At his first official gig as Lismore City Mayor, Steve Krieg joined State Member for Lismore Janelle Saffin to a ribbon-cutting on the new Dudgeon Bridge at Keerrong, which was replaced due to safety issues.
The aging wooden bridge on Dudgeon Road Keerring will now service a farm in danger of being stranded, with a new 12.1m x 4.8m single-span concrete structure. This new structure founded on steel driven piles has been designed and constructed to achieve a 100-year design life while improving its flood immunity and safety for drivers.
Funded by the State Government, the bridge is the second of ten aging wooden bridges Council is replacing thanks to a $11 million grant.
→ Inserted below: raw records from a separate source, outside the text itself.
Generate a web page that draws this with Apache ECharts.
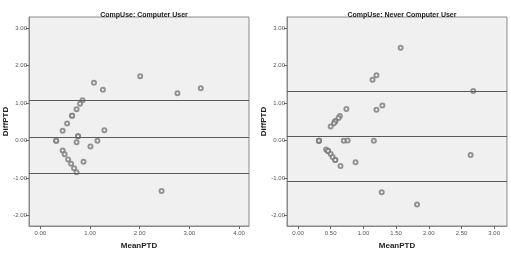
<!DOCTYPE html>
<html>
<head>
<meta charset="utf-8">
<script src="https://cdn.jsdelivr.net/npm/echarts@6/dist/echarts.min.js"></script>
<style>
  html, body { margin: 0; padding: 0; background: #fff; }
  #chart { width: 511px; height: 256px; }
</style>
</head>
<body>
<div id="chart"></div>
<script>
// panel titles
const titles = ["CompUse: Computer User", "CompUse: Never Computer User"];

// Computer User: [MeanPTD, DiffPTD]
const userPoints = [
  [1.08, 1.54], [1.26, 1.35], [2.01, 1.71], [2.76, 1.26], [3.23, 1.39],
  [0.85, 1.07], [0.80, 0.98], [0.73, 0.83], [0.64, 0.66], [0.64, 0.66],
  [0.54, 0.45], [0.45, 0.26], [1.29, 0.27], [0.76, 0.11], [0.76, 0.11],
  [0.32, -0.01], [0.32, -0.01], [0.73, -0.05], [1.15, -0.01], [1.01, -0.16],
  [0.45, -0.27], [0.49, -0.37], [0.56, -0.51], [0.62, -0.62], [0.87, -0.57],
  [0.68, -0.74], [0.73, -0.85], [2.44, -1.35]
];
const userLines = [1.06, 0.09, -0.87];

// Never Computer User: [MeanPTD, DiffPTD]
const neverPoints = [
  [1.57, 2.47], [1.14, 1.62], [1.20, 1.74], [2.68, 1.32], [0.74, 0.84],
  [1.20, 0.82], [1.29, 0.93], [0.64, 0.65], [0.62, 0.60], [0.57, 0.51],
  [0.57, 0.51], [0.55, 0.46], [0.50, 0.37], [0.32, -0.01], [0.32, -0.01],
  [0.32, -0.01], [0.70, -0.01], [0.76, 0.00], [1.16, -0.01], [0.43, -0.24],
  [0.46, -0.28], [0.46, -0.28], [0.50, -0.36], [0.53, -0.44], [0.57, -0.52],
  [0.57, -0.52], [0.65, -0.68], [0.88, -0.58], [1.28, -1.38], [1.82, -1.71],
  [2.64, -0.39]
];
const neverLines = [1.32, 0.11, -1.09];

const yTicks = [-2, -1, 0, 1, 2, 3];
const userXTicks = [0, 1, 2, 3, 4];
const neverXTicks = [0, 0.5, 1, 1.5, 2, 2.5, 3];

const font = "'Liberation Sans Narrow', 'Liberation Sans', Arial, sans-serif";
const tickLabel = { fontSize: 6, color: '#555', fontFamily: font, formatter: v => Number(v).toFixed(2) };
const nameStyle = { fontSize: 8, fontWeight: 'bold', color: '#222', fontFamily: font };

function xAxis(idx, min, max, ticks) {
  return {
    type: 'value', gridIndex: idx, min, max,
    name: 'MeanPTD', nameLocation: 'middle', nameGap: 16, nameTextStyle: nameStyle,
    splitLine: { show: false },
    axisLine: { show: true, onZero: false, lineStyle: { color: '#8a8a8a' } },
    axisTick: { show: true, length: 3, customValues: ticks, lineStyle: { color: '#666' } },
    axisLabel: Object.assign({ customValues: ticks, margin: 4 }, tickLabel)
  };
}
function yAxis(idx) {
  return {
    type: 'value', gridIndex: idx, min: -2.28, max: 3.29,
    name: 'DiffPTD', nameLocation: 'middle', nameGap: 15, nameRotate: 90, nameTextStyle: nameStyle,
    splitLine: { show: false },
    axisLine: { show: true, onZero: false, lineStyle: { color: '#8a8a8a' } },
    axisTick: { show: true, length: 3, customValues: yTicks, lineStyle: { color: '#666' } },
    axisLabel: Object.assign({ customValues: yTicks, margin: 2 }, tickLabel)
  };
}
function scatter(idx, data, lines) {
  return {
    type: 'scatter', xAxisIndex: idx, yAxisIndex: idx, data,
    symbol: 'emptyCircle', symbolSize: 4,
    itemStyle: { color: '#7a7a7a', borderWidth: 0.8 },
    silent: true, animation: false,
    markLine: {
      silent: true, symbol: 'none', animation: false,
      label: { show: false },
      lineStyle: { color: '#5a5a5a', width: 1, type: 'solid' },
      data: lines.map(v => ({ yAxis: v }))
    }
  };
}

const chart = echarts.init(document.getElementById('chart'), null, { renderer: 'canvas' });
chart.setOption({
  backgroundColor: '#fff',
  animation: false,
  title: [
    { text: titles[0], left: 139, top: 7, textAlign: 'center',
      textStyle: { fontSize: 7, fontWeight: 'bold', color: '#222', fontFamily: font } },
    { text: titles[1], left: 397, top: 7, textAlign: 'center',
      textStyle: { fontSize: 7, fontWeight: 'bold', color: '#222', fontFamily: font } }
  ],
  grid: [
    { left: 29, top: 17, width: 220, height: 209, show: true,
      backgroundColor: '#f0f0f0', borderColor: '#8a8a8a', borderWidth: 1 },
    { left: 287, top: 17, width: 220, height: 209, show: true,
      backgroundColor: '#f0f0f0', borderColor: '#8a8a8a', borderWidth: 1 }
  ],
  xAxis: [xAxis(0, -0.227, 4.2, userXTicks), xAxis(1, -0.168, 3.196, neverXTicks)],
  yAxis: [yAxis(0), yAxis(1)],
  series: [scatter(0, userPoints, userLines), scatter(1, neverPoints, neverLines)]
});
</script>
</body>
</html>
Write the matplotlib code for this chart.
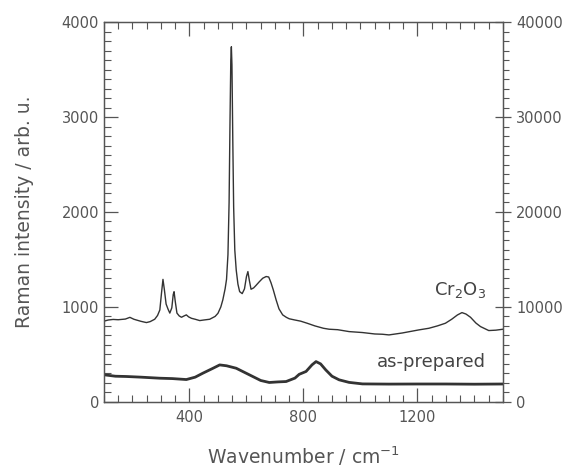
import matplotlib
matplotlib.use("Agg")
import matplotlib.pyplot as plt
from matplotlib.ticker import MultipleLocator

plt.rcParams.update({
    "font.family": "DejaVu Sans",
    "font.size": 10.5,
})

C_LINE = "#333333"
C_AXIS = "#555555"

# Cr2O3 reference spectrum (left axis)
cr_wn = [100, 115, 132, 150, 175, 191, 205, 214, 230, 249, 262, 278, 288, 296,
         302, 307, 312, 318, 325, 331, 338, 343, 346, 350, 356, 364, 372, 381,
         389, 397, 407, 420, 436, 450, 471, 490, 500, 510, 517, 525, 530, 535,
         539, 542, 545, 547, 549, 552, 555, 559, 564, 570, 576, 585, 593, 600,
         605, 610, 616, 625, 633, 645, 657, 669, 678, 686, 694, 704, 714, 727,
         740, 750, 770, 790, 813, 840, 870, 890, 920, 960, 1007, 1050, 1077,
         1100, 1146, 1205, 1240, 1270, 1298, 1320, 1340, 1356, 1370, 1386,
         1405, 1421, 1450, 1475, 1500]
cr_int = [850, 862, 868, 865, 872, 890, 870, 862, 848, 835, 845, 870, 910, 968,
          1150, 1290, 1180, 1030, 975, 935, 990, 1130, 1160, 1060, 935, 905,
          891, 905, 916, 895, 880, 870, 856, 862, 870, 900, 933, 1000, 1074,
          1190, 1290, 1550, 2100, 2900, 3600, 3740, 3550, 2750, 2050, 1600,
          1389, 1240, 1161, 1140, 1190, 1320, 1372, 1280, 1186, 1200, 1225,
          1265, 1302, 1320, 1315, 1255, 1180, 1074, 980, 916, 890, 875, 862,
          850, 828, 800, 775, 765, 760, 740, 730, 715, 712, 705, 725, 758, 775,
          800, 828, 870, 915, 940, 925, 891, 830, 793, 751, 755, 765]

# as-prepared sample (right axis)
ap_wn = [100, 140, 179, 230, 296, 340, 389, 420, 447, 480, 506, 530, 564, 600,
         622, 650, 680, 710, 739, 770, 785, 809, 830, 844, 860, 878, 900, 925,
         960, 1007, 1100, 1200, 1300, 1400, 1500]
ap_int = [2850, 2700, 2670, 2600, 2490, 2450, 2350, 2600, 3020, 3500, 3890,
          3800, 3540, 3000, 2670, 2250, 2040, 2100, 2140, 2500, 2900, 3200,
          3900, 4240, 4000, 3370, 2700, 2320, 2050, 1890, 1870, 1880, 1880,
          1860, 1880]

fig, ax = plt.subplots(figsize=(5.62, 4.70), dpi=100)
fig.subplots_adjust(left=0.185, right=0.895, top=0.953, bottom=0.145)
ax2 = ax.twinx()

ax.plot(cr_wn, cr_int, color=C_LINE, lw=1.0)
ax2.plot(ap_wn, ap_int, color=C_LINE, lw=2.0)

ax.set_xlim(100, 1500)
ax.set_ylim(0, 4000)
ax2.set_ylim(0, 40000)

ax.xaxis.set_major_locator(MultipleLocator(400))
ax.xaxis.set_minor_locator(MultipleLocator(50))
ax.yaxis.set_major_locator(MultipleLocator(1000))
ax.yaxis.set_minor_locator(MultipleLocator(100))
ax2.yaxis.set_major_locator(MultipleLocator(10000))
ax2.yaxis.set_minor_locator(MultipleLocator(1000))

ax.tick_params(axis="x", which="both", direction="in", top=True, colors=C_AXIS,
               labelcolor="#555555", pad=6)
ax.tick_params(axis="x", which="major", length=10, width=0.9)
ax.tick_params(axis="x", which="minor", length=5, width=0.8)
ax.tick_params(axis="y", which="both", direction="in", right=False,
               colors=C_AXIS, labelcolor="#555555")
ax.tick_params(axis="y", which="major", length=10, width=0.9)
ax.tick_params(axis="y", which="minor", length=5, width=0.8)
ax2.tick_params(axis="y", which="major", direction="inout", length=12,
                width=0.9, colors=C_AXIS, labelcolor="#555555")
ax2.tick_params(axis="y", which="minor", direction="out", length=4,
                width=0.8, colors=C_AXIS)

for a in (ax, ax2):
    for s in a.spines.values():
        s.set_color(C_AXIS)
        s.set_linewidth(0.9)

ax.set_xlabel("Wavenumber / cm$^{-1}$", fontsize=13.5, color="#555555",
              labelpad=14)
ax.set_ylabel("Raman intensity / arb. u.", fontsize=13.5, color="#555555",
              labelpad=20)

ax.text(1440, 1180, "Cr$_2$O$_3$", fontsize=13, color="#444444",
        ha="right", va="center")
ax.text(1440, 421, "as-prepared", fontsize=13, color="#444444",
        ha="right", va="center")

fig.savefig("out.png", dpi=100)
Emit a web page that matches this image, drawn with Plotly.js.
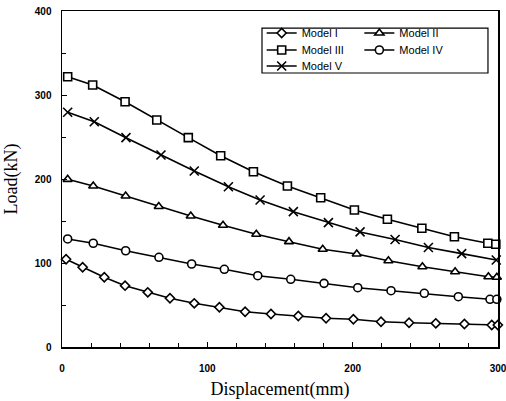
<!DOCTYPE html>
<html>
<head>
<meta charset="utf-8">
<script src="https://cdn.plot.ly/plotly-3.0.1.min.js"></script>
<style>html,body{margin:0;padding:0;background:#fff;}</style>
</head>
<body>
<div id="chart" style="width:506px;height:401px;"></div>
<script>
// Data
const xModelI   = [2.8, 14.2, 29.1, 43.4, 59.0, 74.3, 91.0, 108.3, 126.0, 143.8, 162.6, 181.7, 200.5, 219.5, 238.8, 257.2, 276.9, 295.7, 299.9];
const yModelI   = [104.4, 94.9, 83.0, 73.0, 65.1, 58.0, 52.0, 47.3, 42.0, 39.3, 36.9, 34.2, 33.0, 30.1, 28.9, 28.2, 27.4, 26.2, 26.2];

const xModelII  = [3.9, 21.5, 43.8, 66.6, 88.6, 110.8, 133.7, 156.2, 179.4, 202.8, 224.6, 248.0, 270.5, 293.4, 299.2];
const yModelII  = [199.6, 191.7, 179.8, 167.3, 156.0, 144.9, 134.2, 125.4, 116.3, 110.7, 102.7, 95.6, 89.6, 83.7, 83.0];

const xModelIII = [3.9, 21.1, 43.4, 65.2, 86.9, 109.2, 131.7, 155.1, 178.0, 201.2, 223.9, 247.6, 270.0, 293.0, 298.5];
const yModelIII = [321.8, 311.9, 292.0, 270.2, 249.2, 227.7, 208.7, 191.7, 177.7, 163.1, 152.0, 141.3, 131.3, 123.5, 122.3];

const xModelIV  = [3.9, 21.5, 43.8, 66.7, 89.2, 111.7, 134.7, 157.4, 180.3, 203.5, 226.4, 249.3, 272.7, 294.5, 299.2];
const yModelIV  = [128.6, 123.5, 114.6, 106.8, 98.8, 92.5, 84.9, 80.6, 75.8, 70.6, 67.0, 63.9, 59.9, 56.8, 56.8];

const xModelV   = [3.9, 22.2, 44.0, 68.1, 91.0, 114.5, 136.3, 159.2, 183.3, 205.1, 229.2, 252.1, 275.0, 298.8];
const yModelV   = [279.4, 268.2, 249.2, 228.6, 209.5, 190.8, 175.0, 161.1, 148.0, 137.0, 128.0, 118.5, 111.2, 103.6];

const seriesNames = ['Model I', 'Model II', 'Model III', 'Model IV', 'Model V'];
const xTickVals = [0, 100, 200, 300];
const yTickVals = [0, 100, 200, 300, 400];

function tr(name, x, y, symbol, size, legend, fill) {
  return {
    type: 'scatter', mode: 'lines+markers', name: name, x: x, y: y,
    legend: legend, cliponaxis: false,
    line: {color: '#000', width: 1.6},
    marker: {symbol: symbol, size: size, color: fill, line: {color: '#000', width: 1.6}}
  };
}

const data = [
  tr(seriesNames[0], xModelI, yModelI, 'diamond', 7, 'legend', '#fff'),
  tr(seriesNames[1], xModelII, yModelII, 'triangle-up', 8, 'legend2', '#fff'),
  tr(seriesNames[2], xModelIII, yModelIII, 'square', 8, 'legend3', '#fff'),
  tr(seriesNames[3], xModelIV, yModelIV, 'circle', 8, 'legend4', '#fff'),
  tr(seriesNames[4], xModelV, yModelV, 'x-thin-open', 9, 'legend5', '#000')
];

const tickFont = {family: 'Liberation Sans, Arial, sans-serif', size: 10, color: '#000', weight: 'bold'};
const legFont = {family: 'Liberation Sans, Arial, sans-serif', size: 11, color: '#000'};

function leg(x, yPix) {
  return {
    x: x, y: (347 - yPix) / 336, xanchor: 'left', yanchor: 'middle',
    bgcolor: 'rgba(0,0,0,0)', borderwidth: 0,
    font: legFont, itemwidth: 30, tracegroupgap: 0
  };
}

const layout = {
  width: 506, height: 401,
  margin: {l: 62, r: 8, t: 11, b: 54},
  paper_bgcolor: '#fff', plot_bgcolor: '#fff',
  showlegend: true,
  xaxis: {
    range: [0, 300], tickmode: 'linear', tick0: xTickVals[0], dtick: xTickVals[1] - xTickVals[0],
    ticks: 'inside', ticklen: 5, tickwidth: 1, tickcolor: '#000',
    minor: {dtick: 20, tick0: 0, ticks: 'inside', ticklen: 4, tickwidth: 1, tickcolor: '#000', showgrid: false},
    showline: true, linecolor: '#000', linewidth: 1.5, mirror: true,
    showgrid: false, zeroline: false, ticklabeloverflow: 'allow', ticklabelstandoff: 11,
    tickfont: tickFont,
    title: {text: 'Displacement(mm)', font: {family: 'Liberation Serif, Times New Roman, serif', size: 18, color: '#000'}, standoff: 10}
  },
  yaxis: {
    range: [0, 400], tickmode: 'linear', tick0: yTickVals[0], dtick: yTickVals[1] - yTickVals[0],
    ticks: 'inside', ticklen: 5, tickwidth: 1, tickcolor: '#000',
    minor: {dtick: 50, tick0: 0, ticks: 'inside', ticklen: 4, tickwidth: 1, tickcolor: '#000', showgrid: false},
    showline: true, linecolor: '#000', linewidth: 1.5, mirror: true,
    showgrid: false, zeroline: false, ticklabeloverflow: 'allow', ticklabelstandoff: 7,
    tickfont: tickFont,
    title: {text: 'Load(kN)', font: {family: 'Liberation Serif, Times New Roman, serif', size: 18, color: '#000'}, standoff: 12}
  },
  legend:  leg(0.458, 33),
  legend2: leg(0.682, 33),
  legend3: leg(0.458, 50),
  legend4: leg(0.682, 50),
  legend5: leg(0.458, 66),
  shapes: [{
    type: 'rect', xref: 'paper', yref: 'paper',
    x0: 0.4587, x1: 0.977, y0: 0.8155, y1: 0.949,
    line: {color: '#000', width: 1.2}, fillcolor: 'rgba(0,0,0,0)'
  }]
};

Plotly.newPlot('chart', data, layout, {displayModeBar: false, staticPlot: true});
</script>
</body>
</html>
‘This is great news for our community,’ said Mr Krieg. ‘The new bridge will ensure that our farmers can get their produce to markets and improves the connectivity across our whole Local Government Area.
Mayor Krieg said that the previous Council had recently applied for a further $7.6 million in grants under Round 2 of the Fixing Country Bridges program to replace the remaining eight timber bridges in the Local Government Area.
State Member for Lismore Janelle Saffin said the NSW Government’s Fixing Country Bridges Program was well-targeted, delivering essential infrastructure across the Lismore City Local Government Area.
‘Dudgeon Bridge in Keerrong is a good example of this program in action; completely rebuilding an old bridge, making our local roads safer, and keeping rural communities connected,’ she said.
‘I have consistently lobbied relevant Ministers on behalf of Lismore City Council for our fair share of road and bridge funding, and will continue to do so into next year.’
The new concrete single-lane bridge removes the existing load limits and restores vital access route for the community.
Replacing bridge crossings means improved community connections to schools, towns, hospitals, and jobs, as well as better access for emergency service vehicles, easier movement of freight and safer journeys.
This project has helped support 20 local jobs over the three months construction was carried out, including five full-time positions.
Council, and our Bridge crew, would like to thank the owners of the surrounding properties for their patience and understanding during construction.
‘Bridges are about access,’ said Ms Saffin. ‘You can’t have people living in the country who can’t have access where they feel safe.
This is the second bridge to be completed under the scheme – there are eight to go.